Saturday, January 23, 2021

Law society queries ‘extra judicial killings’

Below in the full text of the statement of the Law Society of Botswana in protest against what they believe are ‘extra judicial killings’. The statement was dated 8 September 2009.

The Law Society of Botswana registered its concern and outrage at the proliferation of torture and shootings of unarmed civilians by state security agents following the killing of John Kalafatis in May 2009. The Society noted at the time that there was no indication that any action was being taken against the perpetrators of these heinous acts and wondered if this was not a sign that the killings and torture were state sanctioned.

Just more than two months later, one 29 year old Italy Setlampoloka, apparently a criminal suspect who was arrested by Botswana Police on the 29th July 2009 for failing to comply with his bail conditions was found dead on the 30thth July 2009 in a field in Gabane, in the outskirts of Gaborone. Indications then were that the last time the deceased was seen alive was when he was taken into custody by the Police. The Law Society was therefore comforted and reassured when the Police Commissioner immediately announced an investigation.
It is indeed regrettable that about six weeks after announcing the investigation, no arrests have been made nor has the Commissioner released any information on this death that in all likelihood occurred to a criminal suspect in his custody.

The Law Society has previously announced that it would do all that is required to ensure that those responsible for extra judicial killings and torture, either by giving directions for the same to be done, carrying out the killings or protecting those who directed or carried out the killings, are made to account. This position remains; all necessary steps, be they in the local courts or through enforcement of Botswana’s international Treaty obligations (ICC Investigation and Indictment, SADC Tribunal, AU Peoples and Human Rights Commission etc) will be taken by the Society to ensure that the culprits are brought to book.

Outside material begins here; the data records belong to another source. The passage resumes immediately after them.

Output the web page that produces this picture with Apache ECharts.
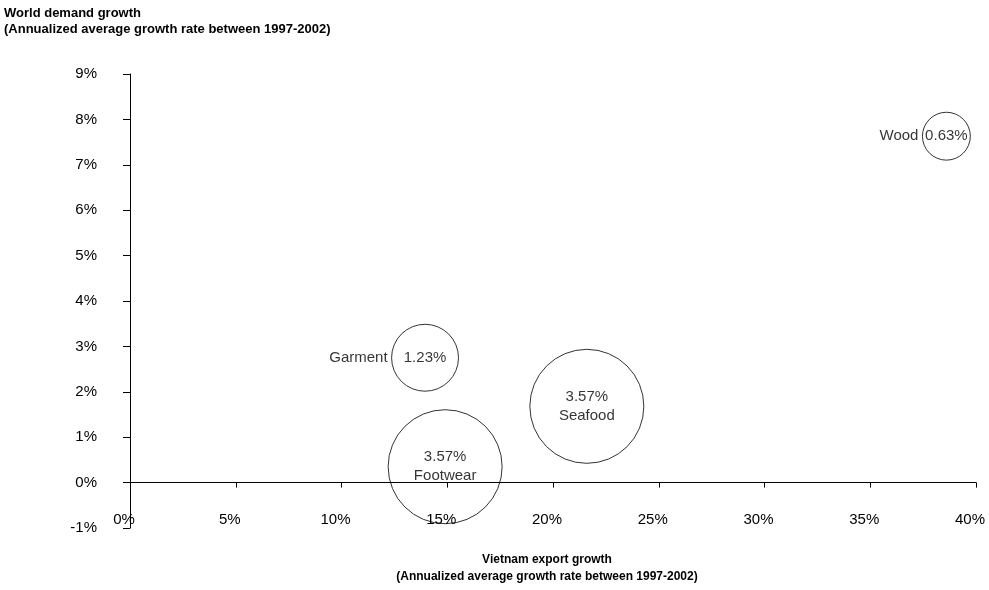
<!DOCTYPE html>
<html>
<head>
<meta charset="utf-8">
<script src="https://cdn.jsdelivr.net/npm/echarts@6/dist/echarts.min.js"></script>
<style>
  html, body { margin: 0; padding: 0; background: #fff; }
  #chart { width: 989px; height: 590px; }
</style>
</head>
<body>
<div id="chart"></div>
<script>
// products, export growth (x), world demand growth (y), share of exports (bubble)
const products = ['Wood', 'Garment', 'Seafood', 'Footwear']
const exportGrowth = [38.6, 13.95, 21.6, 14.9]
const demandGrowth = [7.63, 2.75, 1.68, 0.35]
const exportShare = [0.63, 1.23, 3.57, 3.57]
// names drawn beside the bubble instead of inside
const sideNames = ['Wood', 'Garment']

const font = 'Liberation Sans, Arial, sans-serif'

const points = products.map((p, i) => [exportGrowth[i], demandGrowth[i], exportShare[i], p])

function bubbleSize (d) {
  return 114 * Math.sqrt(d[2] / 3.57)
}

const chart = echarts.init(document.getElementById('chart'))

chart.setOption({
  animation: false,
  backgroundColor: '#fff',
  title: {
    text: 'World demand growth\n(Annualized average growth rate between 1997-2002)',
    left: 4,
    top: 5,
    padding: 0,
    textStyle: {
      fontFamily: font,
      fontSize: 13,
      fontWeight: 'bold',
      color: '#000',
      lineHeight: 16
    }
  },
  grid: { left: 130, right: 13, top: 74, bottom: 55 },
  xAxis: [{
    type: 'value',
    min: 0,
    max: 40,
    interval: 5,
    axisLine: { onZero: true, lineStyle: { color: '#000', width: 1 } },
    axisTick: { show: true, length: 5, lineStyle: { color: '#000' } },
    axisLabel: { show: false },
    splitLine: { show: false }
  }, {
    type: 'value',
    position: 'bottom',
    offset: -20,
    min: 0,
    max: 40,
    interval: 5,
    axisLine: { show: false, onZero: false },
    axisTick: { show: false },
    axisLabel: {
      margin: 4,
      padding: [0, 12, 0, 0],
      formatter: '{value}%',
      fontFamily: font,
      fontSize: 15,
      color: '#000'
    },
    splitLine: { show: false },
    name: 'Vietnam export growth\n(Annualized average growth rate between 1997-2002)',
    nameLocation: 'middle',
    nameGap: 43,
    nameTextStyle: {
      fontFamily: font,
      fontSize: 12,
      fontWeight: 'bold',
      color: '#000',
      lineHeight: 17,
      padding: [0, 12, 0, 0]
    }
  }],
  yAxis: {
    type: 'value',
    min: -1,
    max: 9,
    interval: 1,
    axisLine: { show: true, onZero: false, lineStyle: { color: '#000', width: 1 } },
    axisTick: { show: true, length: 7, lineStyle: { color: '#000' } },
    axisLabel: {
      margin: 33,
      formatter: '{value}%',
      fontFamily: font,
      fontSize: 15,
      color: '#000'
    },
    splitLine: { show: false }
  },
  series: [{
    type: 'scatter',
    data: points,
    symbolSize: bubbleSize,
    itemStyle: { color: 'rgba(255,255,255,0)', borderColor: '#000', borderWidth: 1 },
    label: {
      show: true,
      position: 'inside',
      fontFamily: font,
      fontSize: 15,
      color: '#000',
      lineHeight: 19,
      formatter: p => sideNames.includes(p.data[3])
        ? p.data[2].toFixed(2) + '%'
        : p.data[2].toFixed(2) + '%\n' + p.data[3]
    },
    z: 3
  }, {
    type: 'scatter',
    data: points.filter(d => sideNames.includes(d[3])),
    symbolSize: bubbleSize,
    itemStyle: { color: 'rgba(0,0,0,0)', borderWidth: 0 },
    label: {
      show: true,
      position: 'left',
      distance: 4,
      fontFamily: font,
      fontSize: 15,
      color: '#000',
      formatter: p => p.data[3]
    },
    silent: true,
    z: 2
  }]
})
</script>
</body>
</html>
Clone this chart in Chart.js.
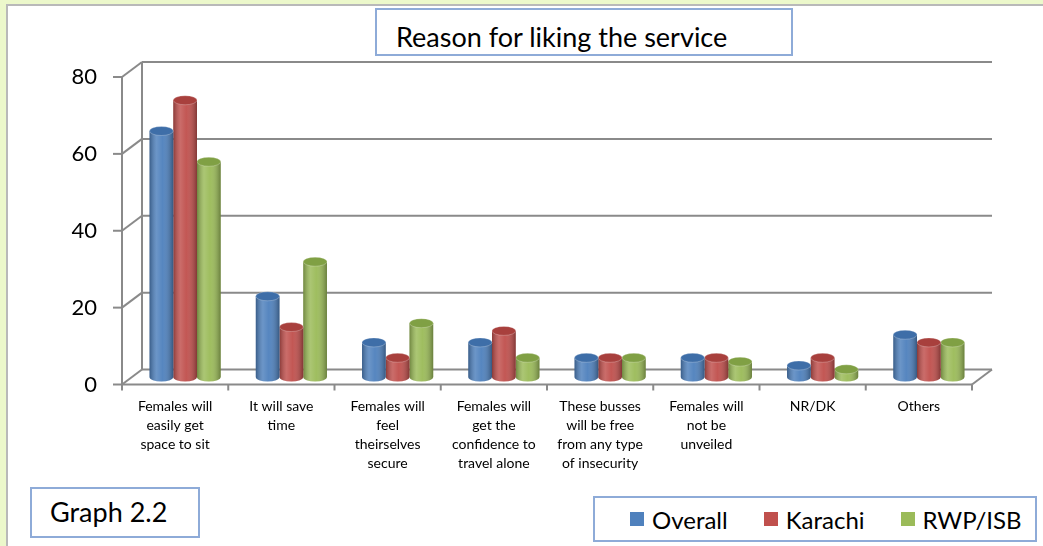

Whilst the Society is disappointed and finds it regrettable that the Citizen for Justice Forum has been declared “dead” by the Convenor of the Forum, it is confident that there are still a lot of local civil society organizations which share the same concerns on the continuing erosion of civil liberties and rule of law in Botswana. The Law Society is confident that civil society will stay firm and on course to restore the rule of Law and protection of civil liberties.

As a further sign of the Society’s commitment to the rule of law and protection of civil liberties, all those who have recently been affected by incidences of killings and torture by State Security Agents (victims or families of victims) are invited to contact the Law Society of Botswana in order to explore legal avenues available to them.